-- Begin MATERIAL TO PROCESS --
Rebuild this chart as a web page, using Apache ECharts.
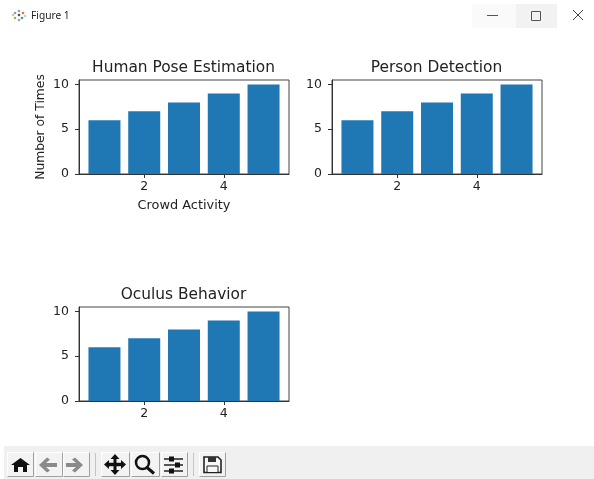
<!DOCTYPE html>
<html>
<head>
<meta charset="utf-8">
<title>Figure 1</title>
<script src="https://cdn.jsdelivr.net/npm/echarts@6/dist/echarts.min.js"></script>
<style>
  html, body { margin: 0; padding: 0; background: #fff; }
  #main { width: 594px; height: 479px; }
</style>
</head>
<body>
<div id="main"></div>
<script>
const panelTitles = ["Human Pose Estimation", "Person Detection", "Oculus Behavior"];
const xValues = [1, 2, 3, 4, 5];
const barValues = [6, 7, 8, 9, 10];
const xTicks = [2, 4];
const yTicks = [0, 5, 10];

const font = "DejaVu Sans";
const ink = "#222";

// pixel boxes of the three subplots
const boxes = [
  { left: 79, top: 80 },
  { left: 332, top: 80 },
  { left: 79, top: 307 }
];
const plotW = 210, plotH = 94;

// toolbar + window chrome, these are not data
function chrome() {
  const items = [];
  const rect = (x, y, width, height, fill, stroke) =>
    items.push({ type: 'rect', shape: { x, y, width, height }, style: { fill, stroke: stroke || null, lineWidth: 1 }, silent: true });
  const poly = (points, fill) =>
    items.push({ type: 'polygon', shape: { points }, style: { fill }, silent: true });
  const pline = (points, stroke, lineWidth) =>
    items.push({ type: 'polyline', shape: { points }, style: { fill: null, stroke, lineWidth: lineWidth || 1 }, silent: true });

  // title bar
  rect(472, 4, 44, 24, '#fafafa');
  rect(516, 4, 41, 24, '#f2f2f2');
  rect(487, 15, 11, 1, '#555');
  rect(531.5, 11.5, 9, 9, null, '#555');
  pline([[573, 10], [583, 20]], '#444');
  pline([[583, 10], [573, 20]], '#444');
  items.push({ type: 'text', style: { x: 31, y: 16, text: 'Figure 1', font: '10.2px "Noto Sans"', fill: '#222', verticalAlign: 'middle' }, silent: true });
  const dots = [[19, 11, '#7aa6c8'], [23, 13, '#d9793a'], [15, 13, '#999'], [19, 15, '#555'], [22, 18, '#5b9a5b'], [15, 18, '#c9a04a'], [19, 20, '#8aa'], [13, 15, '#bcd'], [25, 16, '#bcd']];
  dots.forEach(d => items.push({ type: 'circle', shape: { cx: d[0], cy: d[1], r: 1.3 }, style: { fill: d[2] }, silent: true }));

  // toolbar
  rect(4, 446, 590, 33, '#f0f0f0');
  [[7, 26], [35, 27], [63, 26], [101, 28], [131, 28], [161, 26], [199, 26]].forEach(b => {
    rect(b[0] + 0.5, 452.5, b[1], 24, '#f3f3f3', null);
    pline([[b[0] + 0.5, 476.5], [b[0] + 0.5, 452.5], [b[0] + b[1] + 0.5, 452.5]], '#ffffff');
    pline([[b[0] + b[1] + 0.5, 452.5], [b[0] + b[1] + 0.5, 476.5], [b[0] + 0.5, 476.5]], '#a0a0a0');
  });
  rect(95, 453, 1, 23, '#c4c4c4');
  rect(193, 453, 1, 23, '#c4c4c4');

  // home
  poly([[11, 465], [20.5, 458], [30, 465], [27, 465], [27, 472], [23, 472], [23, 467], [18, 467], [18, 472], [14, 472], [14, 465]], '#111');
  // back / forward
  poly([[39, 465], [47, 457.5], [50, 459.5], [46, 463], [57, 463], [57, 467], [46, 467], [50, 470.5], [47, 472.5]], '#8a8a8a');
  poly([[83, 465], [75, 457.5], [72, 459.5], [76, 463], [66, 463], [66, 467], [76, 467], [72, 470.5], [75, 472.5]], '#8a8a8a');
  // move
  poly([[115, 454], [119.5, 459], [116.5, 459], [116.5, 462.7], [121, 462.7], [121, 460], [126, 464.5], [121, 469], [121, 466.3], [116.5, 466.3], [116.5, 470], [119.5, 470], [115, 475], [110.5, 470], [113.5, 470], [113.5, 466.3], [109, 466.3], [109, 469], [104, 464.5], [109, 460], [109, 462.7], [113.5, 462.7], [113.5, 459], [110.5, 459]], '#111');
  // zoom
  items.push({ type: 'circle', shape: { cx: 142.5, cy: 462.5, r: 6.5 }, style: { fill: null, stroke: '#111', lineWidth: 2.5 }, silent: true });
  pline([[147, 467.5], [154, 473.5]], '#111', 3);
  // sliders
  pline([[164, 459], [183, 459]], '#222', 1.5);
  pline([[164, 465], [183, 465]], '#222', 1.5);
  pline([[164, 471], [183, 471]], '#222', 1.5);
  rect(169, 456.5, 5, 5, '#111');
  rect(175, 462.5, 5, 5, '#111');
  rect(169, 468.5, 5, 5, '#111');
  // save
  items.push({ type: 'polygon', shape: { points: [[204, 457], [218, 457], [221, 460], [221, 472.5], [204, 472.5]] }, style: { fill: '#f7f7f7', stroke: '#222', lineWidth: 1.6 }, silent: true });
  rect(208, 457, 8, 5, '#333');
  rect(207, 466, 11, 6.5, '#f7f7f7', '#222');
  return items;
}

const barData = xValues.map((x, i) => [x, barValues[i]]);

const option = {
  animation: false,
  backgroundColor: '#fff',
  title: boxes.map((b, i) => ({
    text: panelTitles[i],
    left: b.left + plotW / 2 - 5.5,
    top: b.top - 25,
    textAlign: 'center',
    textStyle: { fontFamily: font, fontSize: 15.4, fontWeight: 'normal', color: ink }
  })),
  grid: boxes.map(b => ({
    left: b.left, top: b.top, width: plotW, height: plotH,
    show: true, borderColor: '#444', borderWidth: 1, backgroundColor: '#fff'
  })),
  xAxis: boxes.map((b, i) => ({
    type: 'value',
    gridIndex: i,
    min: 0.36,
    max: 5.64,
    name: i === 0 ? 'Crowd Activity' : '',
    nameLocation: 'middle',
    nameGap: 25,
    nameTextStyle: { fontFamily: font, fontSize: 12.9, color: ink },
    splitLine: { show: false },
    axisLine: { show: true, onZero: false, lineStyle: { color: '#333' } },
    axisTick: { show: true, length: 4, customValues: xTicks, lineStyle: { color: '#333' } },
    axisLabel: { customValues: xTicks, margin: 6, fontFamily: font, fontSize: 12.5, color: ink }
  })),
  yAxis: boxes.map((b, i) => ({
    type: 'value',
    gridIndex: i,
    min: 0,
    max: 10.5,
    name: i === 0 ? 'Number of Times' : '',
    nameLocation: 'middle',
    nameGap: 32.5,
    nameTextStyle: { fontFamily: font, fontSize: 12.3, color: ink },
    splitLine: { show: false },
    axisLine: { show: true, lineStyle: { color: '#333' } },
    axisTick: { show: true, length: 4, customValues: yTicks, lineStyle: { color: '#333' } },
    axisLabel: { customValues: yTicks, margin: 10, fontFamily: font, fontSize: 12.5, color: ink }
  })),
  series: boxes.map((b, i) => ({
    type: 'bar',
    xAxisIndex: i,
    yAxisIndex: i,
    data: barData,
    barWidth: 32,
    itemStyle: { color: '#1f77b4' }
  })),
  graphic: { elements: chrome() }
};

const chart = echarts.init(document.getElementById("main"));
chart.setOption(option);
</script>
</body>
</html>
-- End MATERIAL TO PROCESS --
-- Begin MATERIAL TO PROCESS --
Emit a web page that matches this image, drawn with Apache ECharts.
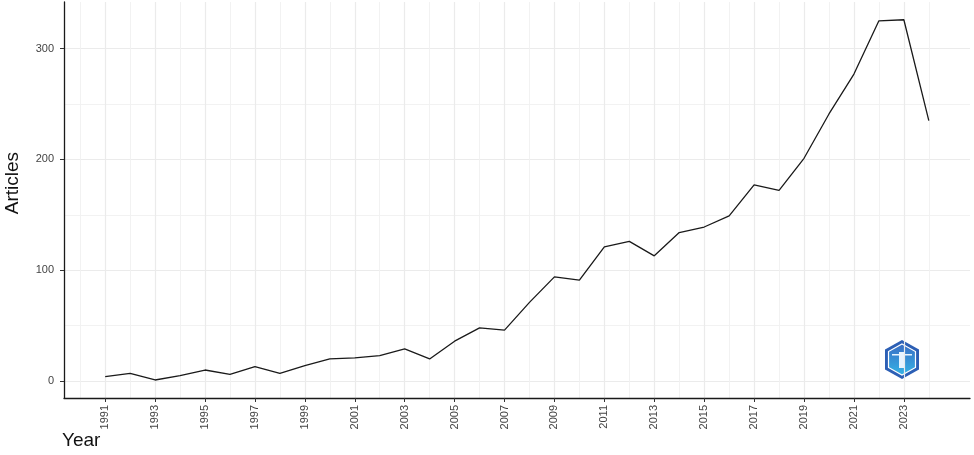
-- End MATERIAL TO PROCESS --
-- Begin MATERIAL TO PROCESS --
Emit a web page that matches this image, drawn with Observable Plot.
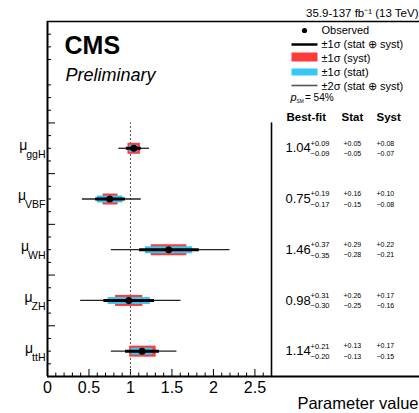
-- End MATERIAL TO PROCESS --
▶ [TASK GOAL]: Report only the number of lines in the records that include the word "drawn".

▶ [TASK ANSWER]: 2